La relación desarrollo/seguridad se maneja desde el enfoque que supone fronteras definidas entre legalidad e ilegalidad. Hacer visibles los arreglos que borran las fronteras entre los referentes de lo legal e ilegal, y asumir la responsabilidad del Estado y su institucionalidad en el empoderamiento de las élites como resultado de la pervivencia de las actividades criminales es una prioridad política. En ese contexto se configura un uso de la violencia de protección para negocios que se alimentan de la ilegalidad donde se observa una alianza entre la esfera de la política y las fuerzas de seguridad, pero que más allá de un trato individualizado de “corrupción” se torna una auténtica matriz al servicio de la producción de un orden social 74. La permanencia de los arreglos regionales implica la continuidad del uso privado de la violencia o el ejercicio de una violencia de protección donde se evita la aplicación de la ley, todo lo cual se enmarca en un control territorial desde una zona gris, lo que bloquea las posibilidades del desarrollo democrático para las comunidades. Por su parte, bloquear las opciones de desarrollo para las comunidades implica propiciar la continuidad de su incorporación a las actividades criminales.
A este escenario, ya de por sí desafiante, se agregan los déficits en la política pública para la implementación de acuerdos de fin del conflicto y para los procesos de construcción de paz con fuerza estratégica para su sostenibilidad.

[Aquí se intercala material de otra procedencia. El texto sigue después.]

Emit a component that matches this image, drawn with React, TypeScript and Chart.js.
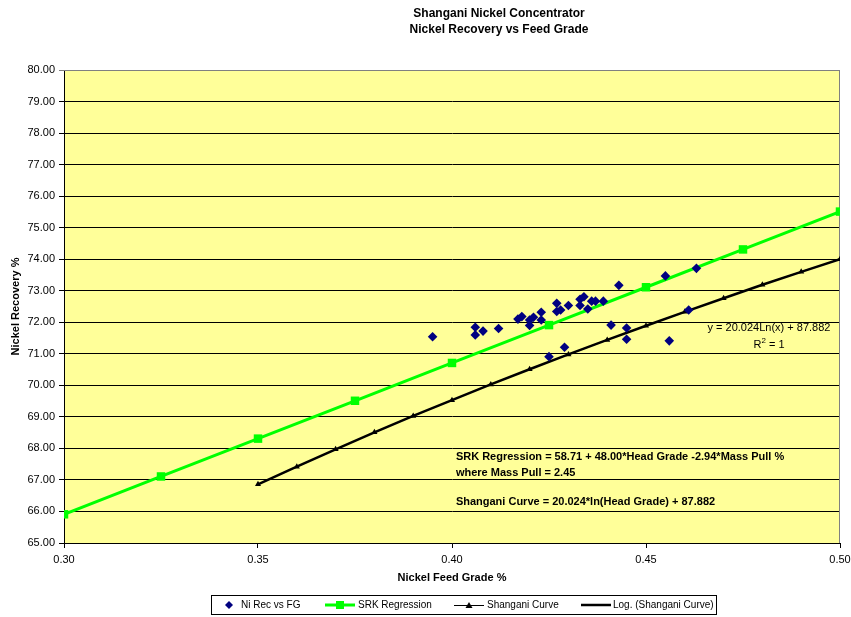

Ideas como el cierre de la frontera agrícola, la promoción de una inserción en lo legal con oportunidades para comunidades social y económicamente excluidas, entre otras alternativas al fin del conflicto, no obedecen a acciones voluntaristas, sino a procesos de construcción territorial de paz que deben fundarse en la vigencia de una cultura democrática que entiende y acepta la vigencia de la ley y un orden institucional. Mientras esto no sea posible, ahí está la vigencia de la informalidad y/o la ilegalidad como opción de subsistencia. De este modo se afianza la permanencia del productor local en un umbral que da vigencia a soluciones pragmáticas para sortear sus ingresos para la subsistencia, dado que la institucionalidad vigente no logra entender y procurar su integración al orden legal. La continuidad de una política antidrogas basada en la criminalización y uso de la fuerza estimula este escenario.